Write out the full listing exactly as given, minus the images.

*INPUT FOR THIS TASK*:
+===+
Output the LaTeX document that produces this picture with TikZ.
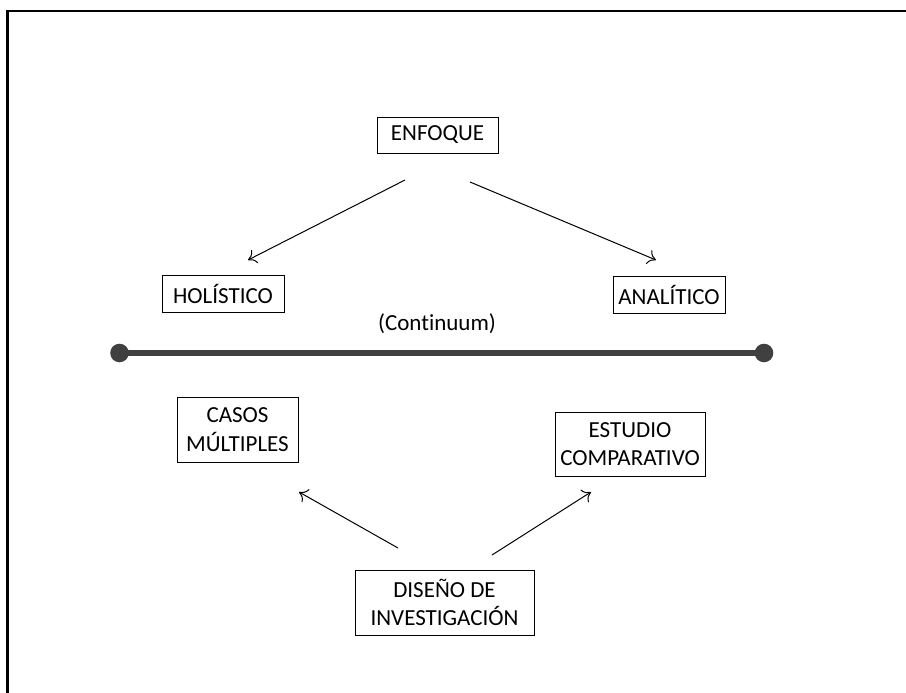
\documentclass[tikz,border=0pt]{standalone}
\usepackage{fontspec}
\setmainfont{Carlito}[Ligatures={NoCommon}]
\usetikzlibrary{arrows.meta}
\definecolor{linegray}{HTML}{404040}
\begin{document}
\begin{tikzpicture}[x=1pt,y=-1pt,
  box/.style={draw=black,line width=0.9pt,inner sep=0pt,align=center,font=\fontsize{23}{28.5}\selectfont},
  conn/.style={-{To[length=8pt,width=15pt]},line width=1pt},
  lbl/.style={font=\fontsize{23}{28}\selectfont}]
\useasboundingbox (0,0) rectangle (906,693);
\draw[line width=2.5pt] (7.5,700) -- (7.5,11) -- (910,11);
\node[box,minimum width=121pt,minimum height=36pt] (enf) at (437.5,135) {ENFOQUE};
\node[box,minimum width=122pt,minimum height=37pt] (hol) at (223,293.5) {HOLÍSTICO};
\node[box,minimum width=112pt,minimum height=37pt] (ana) at (669,294.5) {ANALÍTICO};
\node[box,minimum width=121pt,minimum height=65pt] (cas) at (237.5,429.5) {CASOS\\MÚLTIPLES};
\node[box,minimum width=150pt,minimum height=64pt] (est) at (630,444) {ESTUDIO\\COMPARATIVO};
\node[box,minimum width=179pt,minimum height=65pt] (dis) at (444.5,602.5) {DISEÑO DE\\INVESTIGACIÓN};
\node[lbl] (cont) at (437,324) {(Continuum)};
\coordinate (l1) at (119.5,353);
\coordinate (l2) at (764,353);
\draw[linegray,line width=6pt] (l1) -- (l2);
\fill[linegray] (l1) circle (9.3);
\fill[linegray] (l2) circle (9.3);
\coordinate (a1s) at (405,180); \coordinate (a1e) at (248,260);
\coordinate (a2s) at (470,182); \coordinate (a2e) at (656,260);
\coordinate (a3s) at (398,548); \coordinate (a3e) at (299,492);
\coordinate (a4s) at (492,555); \coordinate (a4e) at (591,492);
\draw[conn] (a1s) -- (a1e);
\draw[conn] (a2s) -- (a2e);
\draw[conn] (a3s) -- (a3e);
\draw[conn] (a4s) -- (a4e);
\end{tikzpicture}
\end{document}
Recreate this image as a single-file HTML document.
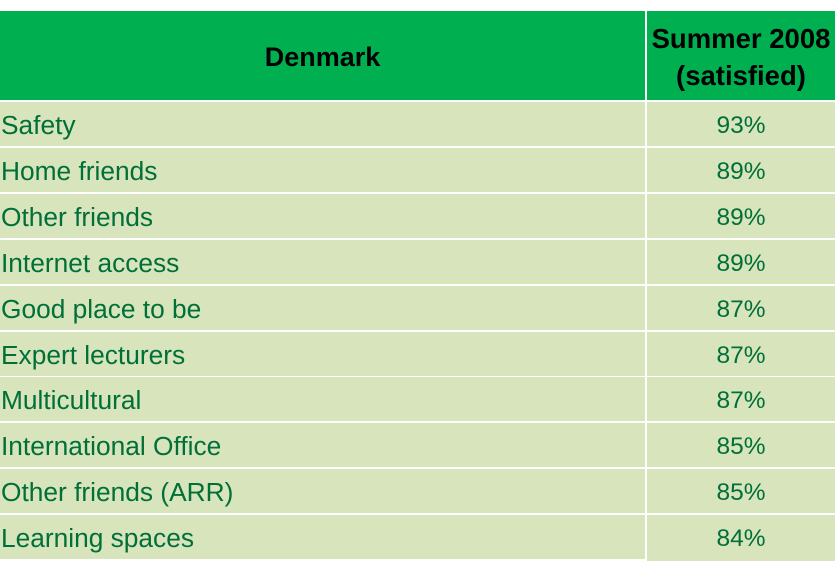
+===+
*WRITTEN ANSWER*:
Output the LaTeX document that produces this picture with TikZ.
\documentclass[tikz,border=0pt]{standalone}
\usepackage{fontspec}
\setmainfont{Carlito}[Ligatures={NoCommon}]
\usetikzlibrary{arrows.meta}
\definecolor{linegray}{HTML}{404040}
\begin{document}
\begin{tikzpicture}[x=1pt,y=-1pt,
  box/.style={draw=black,line width=0.9pt,inner sep=0pt,align=center,font=\fontsize{23}{28.5}\selectfont},
  conn/.style={-{To[length=8pt,width=15pt]},line width=1pt},
  lbl/.style={font=\fontsize{23}{28}\selectfont}]
\useasboundingbox (0,0) rectangle (906,693);
\draw[line width=2.5pt] (7.5,700) -- (7.5,11) -- (910,11);
\node[box,minimum width=121pt,minimum height=36pt] (enf) at (437.5,135) {ENFOQUE};
\node[box,minimum width=122pt,minimum height=37pt] (hol) at (223,293.5) {HOLÍSTICO};
\node[box,minimum width=112pt,minimum height=37pt] (ana) at (669,294.5) {ANALÍTICO};
\node[box,minimum width=121pt,minimum height=65pt] (cas) at (237.5,429.5) {CASOS\\MÚLTIPLES};
\node[box,minimum width=150pt,minimum height=64pt] (est) at (630,444) {ESTUDIO\\COMPARATIVO};
\node[box,minimum width=179pt,minimum height=65pt] (dis) at (444.5,602.5) {DISEÑO DE\\INVESTIGACIÓN};
\node[lbl] (cont) at (437,324) {(Continuum)};
\coordinate (l1) at (119.5,353);
\coordinate (l2) at (764,353);
\draw[linegray,line width=6pt] (l1) -- (l2);
\fill[linegray] (l1) circle (9.3);
\fill[linegray] (l2) circle (9.3);
\coordinate (a1s) at (405,180); \coordinate (a1e) at (248,260);
\coordinate (a2s) at (470,182); \coordinate (a2e) at (656,260);
\coordinate (a3s) at (398,548); \coordinate (a3e) at (299,492);
\coordinate (a4s) at (492,555); \coordinate (a4e) at (591,492);
\draw[conn] (a1s) -- (a1e);
\draw[conn] (a2s) -- (a2e);
\draw[conn] (a3s) -- (a3e);
\draw[conn] (a4s) -- (a4e);
\end{tikzpicture}
\end{document}
Recreate this image as a single-file HTML document.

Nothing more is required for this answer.